Os tenébrios molitor, que são besouros na fase larval, são "servidos" por Patrícia fritos e ao sal, como se fossem uma porção de tira-gosto ou um salgadinho. A pesquisadora nunca usou baratas nas receitas por acreditar que a negação seria maior.
Como a comercialização não é permitida no Brasil, Patrícia faz as receitas somente para sob pedidos e para degustação em eventos acadêmicos.
Um deles, na Esalq, ocorreu em xx. Patrícia levou os grilos ao chocolate e também propôs uma nova receita, com iogurte de morango.

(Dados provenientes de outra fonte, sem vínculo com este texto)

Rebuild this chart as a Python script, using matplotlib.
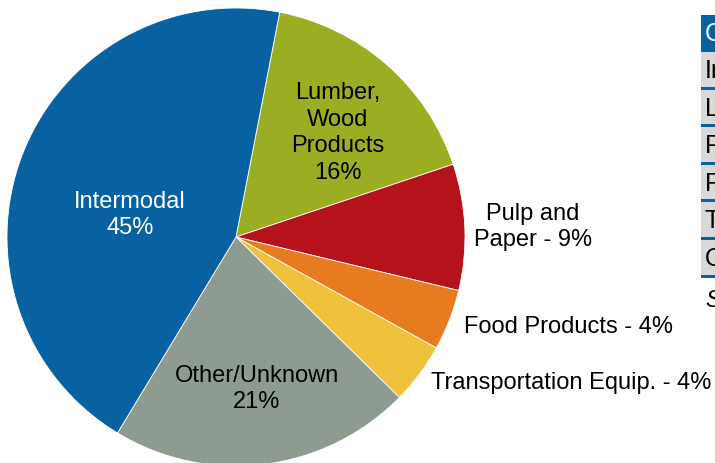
import matplotlib.pyplot as plt
from matplotlib.patches import Rectangle

plt.rcParams['font.family'] = ['Liberation Sans', 'DejaVu Sans']

# slices, clockwise from the top
categories = ['Lumber, Wood Products', 'Pulp and Paper', 'Food Products',
              'Transportation Equip.', 'Other/Unknown', 'Intermodal']
shares = [16.8, 8.9, 4.3, 4.3, 21.3, 44.4]
pct_labels = ['16%', '9%', '4%', '4%', '21%', '45%']
colors = ['#9bad22', '#b5121b', '#e77b1f', '#f0c13c', '#8d9b90', '#0862a2']

# table at the right (cut off by the figure edge, as in the source)
table_header = 'Commodity'
table_rows = ['Intermodal', 'Lumber, Wood Products', 'Pulp and Paper',
              'Food Products', 'Transportation Equip.', 'Other/Unknown']
source_note = 'Source: Carload Waybill Sample'

W, H = 715, 463
fig = plt.figure(figsize=(W / 100, H / 100), dpi=100)
ax = fig.add_axes([0, 0, 1, 1])

cx, cy, r = 236, 237, 229  # pie centre and radius in pixels
wedges, _ = ax.pie(shares, colors=colors, startangle=79, counterclock=False,
                   radius=1, wedgeprops=dict(edgecolor='white', linewidth=0.6))
ax.set_aspect('auto')
ax.set_xlim(-cx / r, (W - cx) / r)
ax.set_ylim(-(H - cy) / r, cy / r)
ax.axis('off')


def px(x, y):
    # pixel -> data coords
    return (x - cx) / r, (cy - y) / r


fs = 17
ls = 1.28
inside = {
    'Intermodal': ((130, 215), 'Intermodal\n' + pct_labels[5], 'white'),
    'Lumber, Wood Products': ((338, 133), 'Lumber,\nWood\nProducts\n' + pct_labels[0], 'black'),
    'Other/Unknown': ((257, 389), 'Other/Unknown\n' + pct_labels[4], 'black'),
}
for name, (pos, txt, col) in inside.items():
    ax.text(*px(*pos), txt, ha='center', va='center', color=col,
            fontsize=fs, linespacing=ls)

outside = {
    'Pulp and Paper': ((533, 227), 'Pulp and\nPaper - ' + pct_labels[1], 'center'),
    'Food Products': ((464, 327), 'Food Products - ' + pct_labels[2], 'left'),
    'Transportation Equip.': ((431, 383), 'Transportation Equip. - ' + pct_labels[3], 'left'),
}
for name, (pos, txt, ha) in outside.items():
    ax.text(*px(*pos), txt, ha=ha, va='center', color='black',
            fontsize=fs, linespacing=ls)

# table drawn in pixel space
tx = 701
row_h = 37.6
top = 15


def fig_rect(x0, y0, w, h, **kw):
    fig.patches.append(Rectangle((x0 / W, 1 - (y0 + h) / H), w / W, h / H,
                                 transform=fig.transFigure, **kw))


fig_rect(tx, top, W - tx + 5, 37, facecolor='#0862a2', edgecolor='none')
fig.text((tx + 4) / W, 1 - (top + 19) / H, table_header, color='white',
         fontsize=fs + 1, va='center', ha='left')
for i, row in enumerate(table_rows):
    y0 = top + 37 + i * row_h
    fig_rect(tx, y0, W - tx + 5, row_h, facecolor='#d9d9d9', edgecolor='none')
    fig_rect(tx, y0 + row_h - 3, W - tx + 5, 3, facecolor='#0862a2', edgecolor='none')
    fig.text((tx + 4) / W, 1 - (y0 + row_h / 2) / H, row, color='black',
             fontsize=fs + 1, va='center', ha='left')
fig.text((tx + 5) / W, 1 - 301 / H, source_note, color='black', style='italic',
         fontsize=fs, va='center', ha='left')

fig.savefig('out.png', dpi=100)
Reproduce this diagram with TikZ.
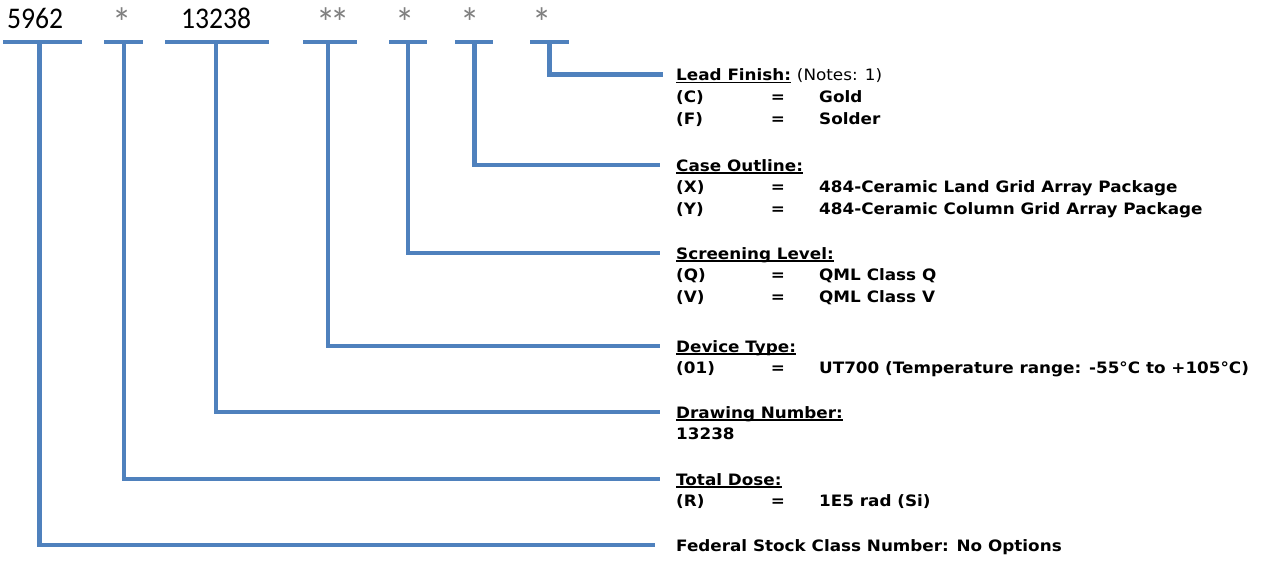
\documentclass[tikz,border=0pt]{standalone}
\usepackage{fontspec}
\setmainfont[FakeStretch=1.07]{DejaVu Sans}
\newfontfamily\topfont[FakeStretch=0.92]{Carlito}
\definecolor{lineblue}{HTML}{4F81BD}
\definecolor{stargrey}{HTML}{808080}
\newcommand\ulhead[1]{\setbox0\hbox{#1}\rlap{\rule[-2.6pt]{\wd0}{1.2pt}}\box0\relax}
\tikzset{
  conn/.style={draw=lineblue, line width=4.5pt, line join=miter},
  txt/.style={anchor=base west, inner sep=0pt, font=\fontsize{15.7}{17}\selectfont\bfseries},
  eqs/.style={anchor=base, inner sep=0pt, font=\fontsize{15.7}{17}\selectfont\bfseries},
  toplbl/.style={anchor=base, inner sep=0pt, font=\topfont\fontsize{30}{30}\selectfont},
  star/.style={anchor=base, inner sep=0pt, font=\topfont\fontsize{42}{42}\selectfont, text=stargrey}
}
\begin{document}
\begin{tikzpicture}[x=1pt,y=-1pt]
\useasboundingbox (0,0) rectangle (1261,562);
% top labels
\node[toplbl] (n5962) at (35,28) {5962};
\node[star] (st1) at (122,37) {*};
\node[toplbl] (n13238) at (216,28) {13238};
\node[star] (st2) at (333,37) {*\kern-6pt*};
\node[star] (st3) at (405,37) {*};
\node[star] (st4) at (470,37) {*};
\node[star] (st5) at (542,37) {*};
% bars
\draw[conn] (3,42) -- (82,42);
\draw[conn] (104,42) -- (143,42);
\draw[conn] (165,42) -- (269,42);
\draw[conn] (303,42) -- (357,42);
\draw[conn] (389,42) -- (427,42);
\draw[conn] (455,42) -- (493,42);
\draw[conn] (530,42) -- (569,42);
% stem tops
\coordinate (s1) at (39.5,42);
\coordinate (s2) at (124,42);
\coordinate (s3) at (216,42);
\coordinate (s4) at (328,42);
\coordinate (s5) at (408,42);
\coordinate (s6) at (474.5,42);
\coordinate (s7) at (549.5,42);
% line ends
\coordinate (e7) at (663,74.5);
\coordinate (e6) at (660,165);
\coordinate (e5) at (660,253);
\coordinate (e4) at (660,346);
\coordinate (e3) at (660,412);
\coordinate (e2) at (660,479);
\coordinate (e1) at (655,545);
\draw[conn] (s7) |- (e7);
\draw[conn] (s6) |- (e6);
\draw[conn] (s5) |- (e5);
\draw[conn] (s4) |- (e4);
\draw[conn] (s3) |- (e3);
\draw[conn] (s2) |- (e2);
\draw[conn] (s1) |- (e1);
% Lead finish
\node[txt] (hLead) at (676,80.5) {\ulhead{Lead Finish:} \mdseries(Notes: 1)};
\node[txt] (kC) at (676,102) {(C)};
\node[eqs] (qC) at (778,102) {=};
\node[txt] (vC) at (819,102) {Gold};
\node[txt] (kF) at (676,124) {(F)};
\node[eqs] (qF) at (778,124) {=};
\node[txt] (vF) at (819,124) {Solder};
% Case outline
\node[txt] (hCase) at (676,171) {\ulhead{Case Outline:}};
\node[txt] (kX) at (676,192.5) {(X)};
\node[eqs] (qX) at (778,192.5) {=};
\node[txt] (vX) at (819,192.5) {484-Ceramic Land Grid Array Package};
\node[txt] (kY) at (676,214.5) {(Y)};
\node[eqs] (qY) at (778,214.5) {=};
\node[txt] (vY) at (819,214.5) {484-Ceramic Column Grid Array Package};
% Screening
\node[txt] (hScr) at (676,259) {\ulhead{Screening Level:}};
\node[txt] (kQ) at (676,280.5) {(Q)};
\node[eqs] (qQ) at (778,280.5) {=};
\node[txt] (vQ) at (819,280.5) {QML Class Q};
\node[txt] (kV) at (676,302.5) {(V)};
\node[eqs] (qV) at (778,302.5) {=};
\node[txt] (vV) at (819,302.5) {QML Class V};
% Device type
\node[txt] (hDev) at (676,352) {\ulhead{Device Type:}};
\node[txt] (k01) at (676,373.5) {(01)};
\node[eqs] (q01) at (778,373.5) {=};
\node[txt] (v01) at (819,373.5) {UT700 (Temperature range: -55°C to +105°C)};
% Drawing number
\node[txt] (hDrw) at (676,418) {\ulhead{Drawing Number:}};
\node[txt] (vDrw) at (676,439.5) {13238};
% Total dose
\node[txt] (hTot) at (676,485) {\ulhead{Total Dose:}};
\node[txt] (kR) at (676,506.5) {(R)};
\node[eqs] (qR) at (778,506.5) {=};
\node[txt] (vR) at (819,506.5) {1E5 rad (Si)};
% Federal
\node[txt] (hFed) at (676,551) {Federal Stock Class Number: No Options};
\end{tikzpicture}
\end{document}
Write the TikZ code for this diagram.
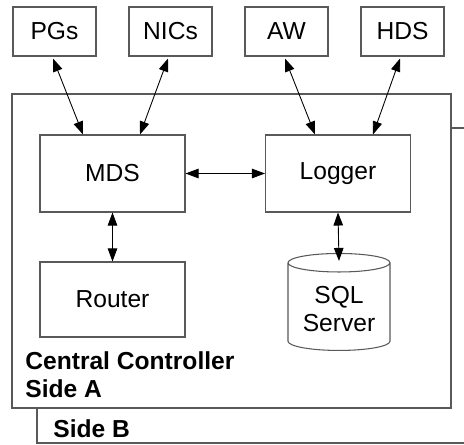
\documentclass[tikz,border=0pt]{standalone}
\usepackage{fontspec}
\setmainfont{Liberation Sans}
\usetikzlibrary{arrows.meta,shapes.geometric}

\tikzset{
    unit/.style={draw=black!65, line width=0.6pt, align=center,
        font=\fontsize{14}{16}\selectfont},
    link/.style={{Triangle[length=2.6mm,width=1.9mm]}-{Triangle[length=2.6mm,width=1.9mm]},
        line width=0.5pt},
    side/.style={draw=black!65, line width=0.6pt, fill=white},
    sidename/.style={anchor=base west, inner sep=0pt,
        font=\fontsize{14}{16}\selectfont\bfseries}
}

\begin{document}
\begin{tikzpicture}[x=0.02cm, y=-0.02cm, line cap = round]

        \useasboundingbox (0,0) rectangle (464,444);

        % The two sides of the central controller.
        \draw[side] (37,128) rectangle (480,443);
        \draw[side] (12,94) rectangle (451,408);

        % Outside peripherals.
        \node[unit, minimum width=1.66cm, minimum height=0.98cm] (pgs) at (54.5,31.5) {PGs};
        \node[unit, minimum width=1.66cm, minimum height=0.98cm] (nics) at (170.5,31.5) {NICs};
        \node[unit, minimum width=1.66cm, minimum height=0.98cm] (aw) at (286.5,31.5) {AW};
        \node[unit, minimum width=1.66cm, minimum height=0.98cm] (hds) at (402.5,31.5) {HDS};

        % Processes inside side A.
        \node[unit, minimum width=2.9cm, minimum height=1.54cm] (mds) at (112.5,173.5) {MDS};
        \node[unit, minimum width=2.9cm, minimum height=1.54cm] (logger) at (338,173.5) {Logger};
        \node[unit, minimum width=2.9cm, minimum height=1.5cm] (router) at (112.5,299.5) {Router};
        \node[unit, cylinder, shape border rotate=90, aspect=0.22,
            minimum width=2.04cm, minimum height=1.94cm] (sql) at (339,309) {SQL\\Server};

        % Labels of the sides.
        \node[sidename] (ccname) at (25,369) {Central Controller};
        \node[sidename] (sidea) at (25,397) {Side A};
        \node[sidename] (sideb) at (53,437) {Side B};

        % Links between the peripherals and the processes.
        \draw[link] ([shift={(-1.5,2)}]pgs.south) -- ([shift={(-29.5,0)}]mds.north);
        \draw[link] ([shift={(-2.5,2)}]nics.south) -- ([shift={(27.5,0)}]mds.north);
        \draw[link] ([shift={(-1.5,2)}]aw.south) -- ([shift={(-23,0)}]logger.north);
        \draw[link] ([shift={(-2.5,2)}]hds.south) -- ([shift={(35,0)}]logger.north);
        \draw[link] (mds) -- (logger);
        \draw[link] (mds) -- (router);
        \draw[link] (logger.south) -- ([shift={(0,8)}]sql.north);
    \end{tikzpicture}
\end{document}
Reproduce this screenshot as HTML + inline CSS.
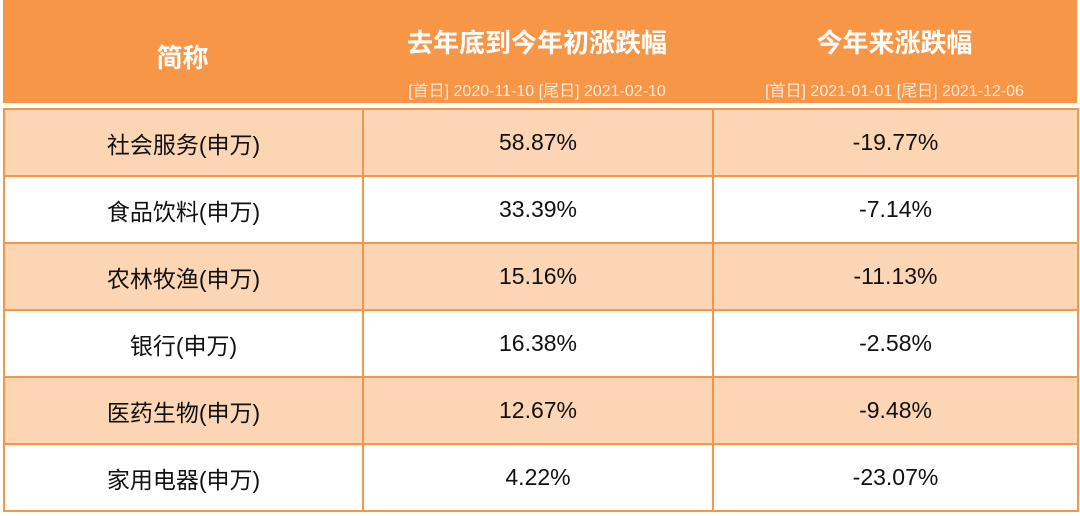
<!DOCTYPE html>
<html><head><meta charset="utf-8"><style>
body{margin:0;width:1080px;height:516px;background:#fff;font-family:"Liberation Sans","Noto Sans CJK SC",sans-serif;overflow:hidden}
.hdr{position:absolute;left:3px;top:0;width:1074px;height:103px;background:#F79646}
.h{position:absolute;color:#fff;font-weight:bold;font-size:26px;text-align:center}
.s{position:absolute;color:#fdeadb;font-size:16px;text-align:center}
table{position:absolute;left:3px;top:108px;border-collapse:collapse}
td{border:2px solid #F79646;height:65px;text-align:center;font-size:23px;color:#111;padding:0}
tr:nth-child(odd) td{background:#FCD5B4}
</style></head><body>
<div class="hdr"></div>
<div class="h" style="left:3px;width:359px;top:38px">简称</div>
<div class="h" style="left:362px;width:350px;top:23px">去年底到今年初涨跌幅</div>
<div class="s" style="left:362px;width:350px;top:77px">[首日] 2020-11-10 [尾日] 2021-02-10</div>
<div class="h" style="left:712px;width:365px;top:23px">今年来涨跌幅</div>
<div class="s" style="left:712px;width:365px;top:77px">[首日] 2021-01-01 [尾日] 2021-12-06</div>
<table>
<colgroup><col style="width:359px"><col style="width:350px"><col style="width:365px"></colgroup>
<tr><td>社会服务(申万)</td><td>58.87%</td><td>-19.77%</td></tr>
<tr><td>食品饮料(申万)</td><td>33.39%</td><td>-7.14%</td></tr>
<tr><td>农林牧渔(申万)</td><td>15.16%</td><td>-11.13%</td></tr>
<tr><td>银行(申万)</td><td>16.38%</td><td>-2.58%</td></tr>
<tr><td>医药生物(申万)</td><td>12.67%</td><td>-9.48%</td></tr>
<tr><td>家用电器(申万)</td><td>4.22%</td><td>-23.07%</td></tr>
</table>
</body></html>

Garante que até se surpreendeu com o quanto os visitantes gostaram.
Industrialização
Apesar de saber que há produtores que também estudam a tentativa de inserir os insetos na culinária, Patrícia acredita que é preciso dar "mais ciência" ao processo de produção para conseguir viabilizar a comercialização. Isso porque a Agência Nacional de Vigilância Sanitária (Anvisa) deve aprovar a venda dos insetos para consumo humano.
"Eu achei que havia a necessidade de se colocar mais ciência na criação dos insetos para que essa criação tivesse melhor aproveitamento em escala industrial e também fosse mais higiênica para atender normas sanitárias para poder destinar os insetos para alimentação humana".
"Assim elaborei dieta pastosa a base sementes, hortaliças , legumes e farelo de trigo o que enriqueceu o valor nutricional dos insetos, diminuiu tempo de execução de tarefas e mão-de-obra assim como o desperdício de alimentos. [E] Adaptações nos locais de criação permitiram a redução na produção de lixo".
Segundo a pesquisadora, após alcançar um resultado que considera suficiente, está "se adequando para pedir autorização a Anvisa." Ela não deu, no entanto, um prazo para fazer a solicitação.
Em nota, a agência informou que nunca recebeu um pedido como esse.
"O Brasil acompanha as discussões da FAO (Organização das Nações Unidas para Alimentação e Agricultura) sobre o tema, mas até o momento ainda não existe um conjunto de regras para enquadrar tal tipo de alimentos", informou a Anvisa.